> [Entries provided]

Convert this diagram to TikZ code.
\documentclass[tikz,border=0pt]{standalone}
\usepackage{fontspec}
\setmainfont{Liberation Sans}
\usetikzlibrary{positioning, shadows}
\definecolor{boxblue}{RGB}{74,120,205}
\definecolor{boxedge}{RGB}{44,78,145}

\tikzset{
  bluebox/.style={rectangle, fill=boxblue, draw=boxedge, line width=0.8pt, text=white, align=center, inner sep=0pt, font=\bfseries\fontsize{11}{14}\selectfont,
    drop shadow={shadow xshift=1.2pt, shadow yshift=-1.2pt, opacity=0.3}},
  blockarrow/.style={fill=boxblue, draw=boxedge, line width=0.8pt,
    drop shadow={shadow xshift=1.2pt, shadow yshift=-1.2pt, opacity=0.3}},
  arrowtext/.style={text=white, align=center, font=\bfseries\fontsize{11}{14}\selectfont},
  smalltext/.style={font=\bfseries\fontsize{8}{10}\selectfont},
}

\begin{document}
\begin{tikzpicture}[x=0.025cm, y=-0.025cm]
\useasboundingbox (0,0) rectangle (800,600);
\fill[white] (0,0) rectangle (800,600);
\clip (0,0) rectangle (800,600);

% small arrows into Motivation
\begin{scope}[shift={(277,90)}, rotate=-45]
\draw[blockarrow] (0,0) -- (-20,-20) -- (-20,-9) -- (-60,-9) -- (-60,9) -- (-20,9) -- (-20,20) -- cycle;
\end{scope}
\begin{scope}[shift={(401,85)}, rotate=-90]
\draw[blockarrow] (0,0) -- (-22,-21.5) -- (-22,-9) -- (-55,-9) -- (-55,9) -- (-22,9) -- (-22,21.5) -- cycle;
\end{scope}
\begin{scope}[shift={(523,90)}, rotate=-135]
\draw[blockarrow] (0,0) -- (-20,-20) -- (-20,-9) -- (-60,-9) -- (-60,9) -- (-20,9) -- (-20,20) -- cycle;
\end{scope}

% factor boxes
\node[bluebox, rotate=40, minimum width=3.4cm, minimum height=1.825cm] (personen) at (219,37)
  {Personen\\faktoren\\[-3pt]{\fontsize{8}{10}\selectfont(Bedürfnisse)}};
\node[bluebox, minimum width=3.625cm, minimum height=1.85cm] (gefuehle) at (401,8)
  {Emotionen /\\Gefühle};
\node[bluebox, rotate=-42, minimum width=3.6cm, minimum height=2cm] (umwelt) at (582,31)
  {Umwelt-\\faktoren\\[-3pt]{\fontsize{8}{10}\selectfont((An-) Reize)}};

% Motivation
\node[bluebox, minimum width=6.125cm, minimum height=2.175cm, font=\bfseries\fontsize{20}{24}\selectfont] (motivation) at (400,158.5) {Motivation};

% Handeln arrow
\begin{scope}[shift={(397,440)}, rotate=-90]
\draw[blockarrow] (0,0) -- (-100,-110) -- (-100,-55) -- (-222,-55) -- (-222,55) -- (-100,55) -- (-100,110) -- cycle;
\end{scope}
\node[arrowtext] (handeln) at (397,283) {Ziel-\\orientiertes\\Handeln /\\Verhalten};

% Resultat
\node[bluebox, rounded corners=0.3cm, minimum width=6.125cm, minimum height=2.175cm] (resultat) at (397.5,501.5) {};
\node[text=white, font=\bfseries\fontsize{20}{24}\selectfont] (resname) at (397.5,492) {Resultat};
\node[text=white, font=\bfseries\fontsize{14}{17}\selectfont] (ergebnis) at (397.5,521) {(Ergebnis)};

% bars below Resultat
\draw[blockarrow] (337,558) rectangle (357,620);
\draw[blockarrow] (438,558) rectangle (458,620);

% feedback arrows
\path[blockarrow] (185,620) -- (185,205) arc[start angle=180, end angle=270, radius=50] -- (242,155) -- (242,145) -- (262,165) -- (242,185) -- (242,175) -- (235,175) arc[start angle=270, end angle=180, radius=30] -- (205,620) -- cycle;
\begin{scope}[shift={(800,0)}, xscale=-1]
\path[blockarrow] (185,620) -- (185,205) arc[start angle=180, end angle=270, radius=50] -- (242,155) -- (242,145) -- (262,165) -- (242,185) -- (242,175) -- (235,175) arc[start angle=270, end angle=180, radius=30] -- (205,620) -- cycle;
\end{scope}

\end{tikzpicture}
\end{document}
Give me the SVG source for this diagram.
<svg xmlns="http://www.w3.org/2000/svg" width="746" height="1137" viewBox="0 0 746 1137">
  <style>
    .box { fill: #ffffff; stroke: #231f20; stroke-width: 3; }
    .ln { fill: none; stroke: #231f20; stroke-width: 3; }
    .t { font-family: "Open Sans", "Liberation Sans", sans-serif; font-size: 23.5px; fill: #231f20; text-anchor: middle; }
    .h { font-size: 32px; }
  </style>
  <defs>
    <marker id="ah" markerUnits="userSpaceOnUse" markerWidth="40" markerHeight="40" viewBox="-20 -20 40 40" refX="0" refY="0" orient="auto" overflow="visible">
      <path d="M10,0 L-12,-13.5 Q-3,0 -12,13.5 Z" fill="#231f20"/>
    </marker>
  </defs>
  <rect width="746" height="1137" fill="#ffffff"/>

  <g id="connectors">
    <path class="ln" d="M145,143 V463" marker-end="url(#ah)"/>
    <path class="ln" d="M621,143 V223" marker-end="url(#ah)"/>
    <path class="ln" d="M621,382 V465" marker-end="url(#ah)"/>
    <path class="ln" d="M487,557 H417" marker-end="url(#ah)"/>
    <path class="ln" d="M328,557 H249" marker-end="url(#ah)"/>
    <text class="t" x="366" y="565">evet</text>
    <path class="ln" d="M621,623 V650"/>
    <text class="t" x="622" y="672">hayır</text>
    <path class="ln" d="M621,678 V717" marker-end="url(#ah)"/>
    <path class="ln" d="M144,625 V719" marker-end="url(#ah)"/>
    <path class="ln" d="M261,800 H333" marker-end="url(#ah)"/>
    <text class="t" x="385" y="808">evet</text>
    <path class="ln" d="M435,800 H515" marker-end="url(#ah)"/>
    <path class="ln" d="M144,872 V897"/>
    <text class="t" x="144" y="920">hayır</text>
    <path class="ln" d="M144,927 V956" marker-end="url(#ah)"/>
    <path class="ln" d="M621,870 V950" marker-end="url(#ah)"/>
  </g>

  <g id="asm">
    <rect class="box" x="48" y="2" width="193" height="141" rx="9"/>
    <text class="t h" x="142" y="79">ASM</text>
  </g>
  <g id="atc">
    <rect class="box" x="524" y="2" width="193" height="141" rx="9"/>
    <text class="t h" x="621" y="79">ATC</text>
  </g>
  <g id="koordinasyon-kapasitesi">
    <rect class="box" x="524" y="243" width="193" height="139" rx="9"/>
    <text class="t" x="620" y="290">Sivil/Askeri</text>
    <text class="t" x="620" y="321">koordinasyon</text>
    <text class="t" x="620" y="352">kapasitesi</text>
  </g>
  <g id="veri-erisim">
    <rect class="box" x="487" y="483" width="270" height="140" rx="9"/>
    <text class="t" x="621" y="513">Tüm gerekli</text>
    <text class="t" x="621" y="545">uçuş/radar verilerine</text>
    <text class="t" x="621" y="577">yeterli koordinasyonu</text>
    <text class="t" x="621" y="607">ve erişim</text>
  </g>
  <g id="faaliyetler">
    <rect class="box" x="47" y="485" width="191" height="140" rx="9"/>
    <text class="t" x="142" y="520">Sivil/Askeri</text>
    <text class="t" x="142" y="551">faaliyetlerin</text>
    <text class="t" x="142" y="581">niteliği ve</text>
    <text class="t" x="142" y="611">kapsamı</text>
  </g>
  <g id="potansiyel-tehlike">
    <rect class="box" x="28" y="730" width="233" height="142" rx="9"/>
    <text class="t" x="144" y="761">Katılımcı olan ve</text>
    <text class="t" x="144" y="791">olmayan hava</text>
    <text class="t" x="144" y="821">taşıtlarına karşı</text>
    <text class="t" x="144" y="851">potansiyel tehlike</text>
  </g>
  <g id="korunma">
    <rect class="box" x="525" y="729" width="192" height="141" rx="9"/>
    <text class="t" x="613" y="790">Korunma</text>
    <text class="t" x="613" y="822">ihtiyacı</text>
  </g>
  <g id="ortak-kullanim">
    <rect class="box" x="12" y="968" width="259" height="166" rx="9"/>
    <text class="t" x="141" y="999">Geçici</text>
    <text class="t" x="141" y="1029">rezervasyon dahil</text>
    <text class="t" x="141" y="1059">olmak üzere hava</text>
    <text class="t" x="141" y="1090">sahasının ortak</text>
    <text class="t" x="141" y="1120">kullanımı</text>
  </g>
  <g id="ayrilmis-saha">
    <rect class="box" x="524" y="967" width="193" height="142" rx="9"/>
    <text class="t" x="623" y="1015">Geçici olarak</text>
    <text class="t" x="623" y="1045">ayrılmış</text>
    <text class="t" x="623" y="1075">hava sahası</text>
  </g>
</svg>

* * *

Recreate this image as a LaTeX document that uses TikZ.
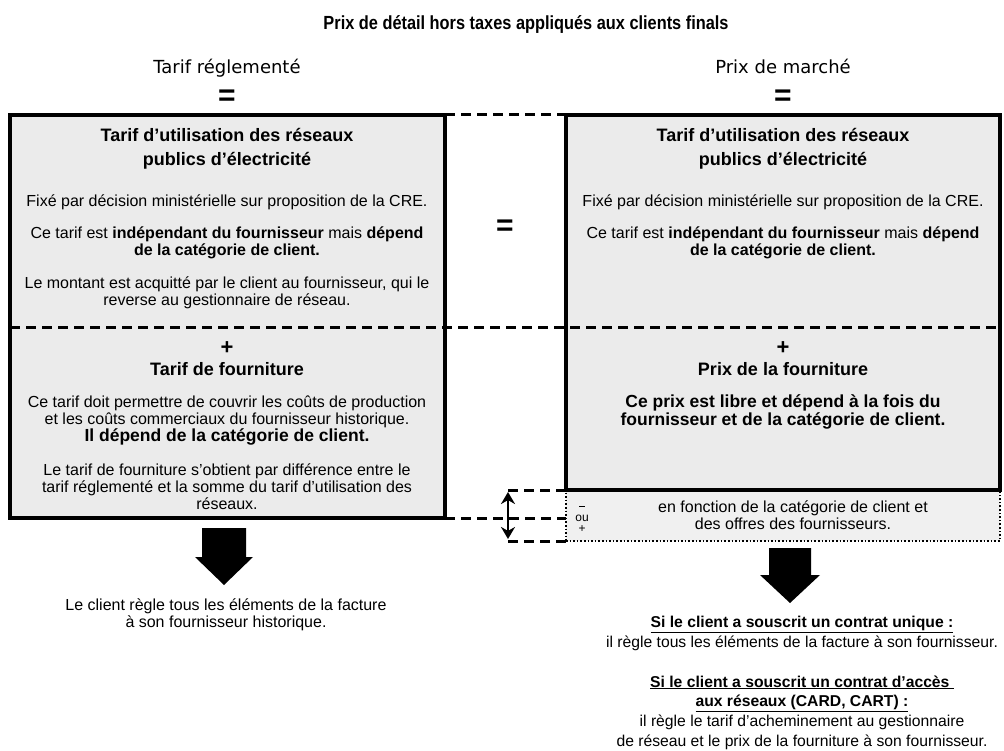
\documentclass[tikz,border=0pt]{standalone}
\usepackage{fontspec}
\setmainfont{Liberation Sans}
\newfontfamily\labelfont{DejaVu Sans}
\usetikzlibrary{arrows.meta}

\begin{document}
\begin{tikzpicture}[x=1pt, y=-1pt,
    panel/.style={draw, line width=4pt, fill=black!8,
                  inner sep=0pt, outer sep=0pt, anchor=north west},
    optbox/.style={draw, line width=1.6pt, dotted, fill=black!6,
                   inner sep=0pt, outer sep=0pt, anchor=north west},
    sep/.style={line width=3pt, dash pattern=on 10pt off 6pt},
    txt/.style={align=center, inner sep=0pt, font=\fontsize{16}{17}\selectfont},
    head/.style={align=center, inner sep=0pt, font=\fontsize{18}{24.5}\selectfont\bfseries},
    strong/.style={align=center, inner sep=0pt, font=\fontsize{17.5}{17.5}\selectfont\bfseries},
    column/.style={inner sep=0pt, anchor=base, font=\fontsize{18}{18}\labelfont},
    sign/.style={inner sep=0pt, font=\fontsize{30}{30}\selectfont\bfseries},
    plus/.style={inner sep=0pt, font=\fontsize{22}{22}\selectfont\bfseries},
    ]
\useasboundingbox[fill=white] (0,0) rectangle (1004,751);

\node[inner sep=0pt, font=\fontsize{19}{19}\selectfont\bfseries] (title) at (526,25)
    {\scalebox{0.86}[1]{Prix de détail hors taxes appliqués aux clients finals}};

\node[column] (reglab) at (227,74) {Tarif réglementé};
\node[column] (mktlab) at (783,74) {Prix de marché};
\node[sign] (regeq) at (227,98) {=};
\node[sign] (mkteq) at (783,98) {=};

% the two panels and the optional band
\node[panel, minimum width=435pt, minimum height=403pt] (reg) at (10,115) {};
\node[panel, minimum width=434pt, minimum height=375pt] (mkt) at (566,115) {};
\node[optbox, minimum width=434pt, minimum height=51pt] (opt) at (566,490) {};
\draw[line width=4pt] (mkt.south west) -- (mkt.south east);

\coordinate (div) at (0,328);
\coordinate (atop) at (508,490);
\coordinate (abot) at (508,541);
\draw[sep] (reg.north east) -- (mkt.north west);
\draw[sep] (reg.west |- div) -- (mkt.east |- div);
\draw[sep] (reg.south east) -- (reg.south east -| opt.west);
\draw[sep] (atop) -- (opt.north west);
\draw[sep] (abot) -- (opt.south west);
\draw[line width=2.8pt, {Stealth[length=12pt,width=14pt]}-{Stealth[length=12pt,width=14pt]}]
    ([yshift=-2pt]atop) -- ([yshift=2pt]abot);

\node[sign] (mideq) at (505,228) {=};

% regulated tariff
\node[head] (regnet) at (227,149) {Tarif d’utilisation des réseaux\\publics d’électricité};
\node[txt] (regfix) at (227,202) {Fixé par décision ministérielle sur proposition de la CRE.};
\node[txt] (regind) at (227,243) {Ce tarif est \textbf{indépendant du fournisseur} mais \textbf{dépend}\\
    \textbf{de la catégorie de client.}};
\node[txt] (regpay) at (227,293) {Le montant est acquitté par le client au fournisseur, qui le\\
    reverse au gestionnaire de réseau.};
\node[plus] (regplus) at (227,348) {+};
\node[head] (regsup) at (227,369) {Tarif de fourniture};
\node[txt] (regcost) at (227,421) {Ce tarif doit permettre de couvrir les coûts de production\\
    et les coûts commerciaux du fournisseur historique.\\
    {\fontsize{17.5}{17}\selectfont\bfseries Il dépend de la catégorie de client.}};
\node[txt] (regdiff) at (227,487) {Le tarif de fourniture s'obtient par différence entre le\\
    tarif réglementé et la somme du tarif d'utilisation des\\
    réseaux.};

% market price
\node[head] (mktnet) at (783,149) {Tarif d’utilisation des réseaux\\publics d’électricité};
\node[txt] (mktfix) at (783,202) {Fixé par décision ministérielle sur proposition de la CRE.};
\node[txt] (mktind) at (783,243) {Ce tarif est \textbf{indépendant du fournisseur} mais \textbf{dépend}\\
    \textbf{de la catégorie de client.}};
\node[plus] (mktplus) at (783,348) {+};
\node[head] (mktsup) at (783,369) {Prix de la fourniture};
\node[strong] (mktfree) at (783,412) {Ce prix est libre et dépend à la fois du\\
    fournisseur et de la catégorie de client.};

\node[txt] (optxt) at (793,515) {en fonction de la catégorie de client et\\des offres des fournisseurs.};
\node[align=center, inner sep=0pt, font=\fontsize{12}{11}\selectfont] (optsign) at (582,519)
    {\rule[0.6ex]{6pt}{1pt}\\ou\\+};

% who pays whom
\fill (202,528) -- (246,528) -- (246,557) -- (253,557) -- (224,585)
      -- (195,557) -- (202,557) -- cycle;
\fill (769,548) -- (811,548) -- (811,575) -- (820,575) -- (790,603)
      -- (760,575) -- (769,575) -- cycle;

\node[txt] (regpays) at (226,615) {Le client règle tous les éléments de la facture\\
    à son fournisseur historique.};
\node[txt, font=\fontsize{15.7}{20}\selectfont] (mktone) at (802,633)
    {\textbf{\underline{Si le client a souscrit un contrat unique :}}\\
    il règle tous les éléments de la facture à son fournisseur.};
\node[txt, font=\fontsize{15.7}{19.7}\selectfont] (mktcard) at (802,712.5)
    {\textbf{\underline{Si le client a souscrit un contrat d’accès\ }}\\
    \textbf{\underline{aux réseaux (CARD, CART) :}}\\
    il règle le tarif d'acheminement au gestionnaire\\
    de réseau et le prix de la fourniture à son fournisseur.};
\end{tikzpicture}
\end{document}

> [To do]
Leave the pictures out, and transcribe exactly the lines above starting at the one that contains "Recreate this image" and ending at the one that contains "de détail hors".

> [The reply]
Recreate this image as a LaTeX document that uses TikZ.
\documentclass[tikz,border=0pt]{standalone}
\usepackage{fontspec}
\setmainfont{Liberation Sans}
\newfontfamily\labelfont{DejaVu Sans}
\usetikzlibrary{arrows.meta}

\begin{document}
\begin{tikzpicture}[x=1pt, y=-1pt,
    panel/.style={draw, line width=4pt, fill=black!8,
                  inner sep=0pt, outer sep=0pt, anchor=north west},
    optbox/.style={draw, line width=1.6pt, dotted, fill=black!6,
                   inner sep=0pt, outer sep=0pt, anchor=north west},
    sep/.style={line width=3pt, dash pattern=on 10pt off 6pt},
    txt/.style={align=center, inner sep=0pt, font=\fontsize{16}{17}\selectfont},
    head/.style={align=center, inner sep=0pt, font=\fontsize{18}{24.5}\selectfont\bfseries},
    strong/.style={align=center, inner sep=0pt, font=\fontsize{17.5}{17.5}\selectfont\bfseries},
    column/.style={inner sep=0pt, anchor=base, font=\fontsize{18}{18}\labelfont},
    sign/.style={inner sep=0pt, font=\fontsize{30}{30}\selectfont\bfseries},
    plus/.style={inner sep=0pt, font=\fontsize{22}{22}\selectfont\bfseries},
    ]
\useasboundingbox[fill=white] (0,0) rectangle (1004,751);

\node[inner sep=0pt, font=\fontsize{19}{19}\selectfont\bfseries] (title) at (526,25)
    {\scalebox{0.86}[1]{Prix de détail hors taxes appliqués aux clients finals}};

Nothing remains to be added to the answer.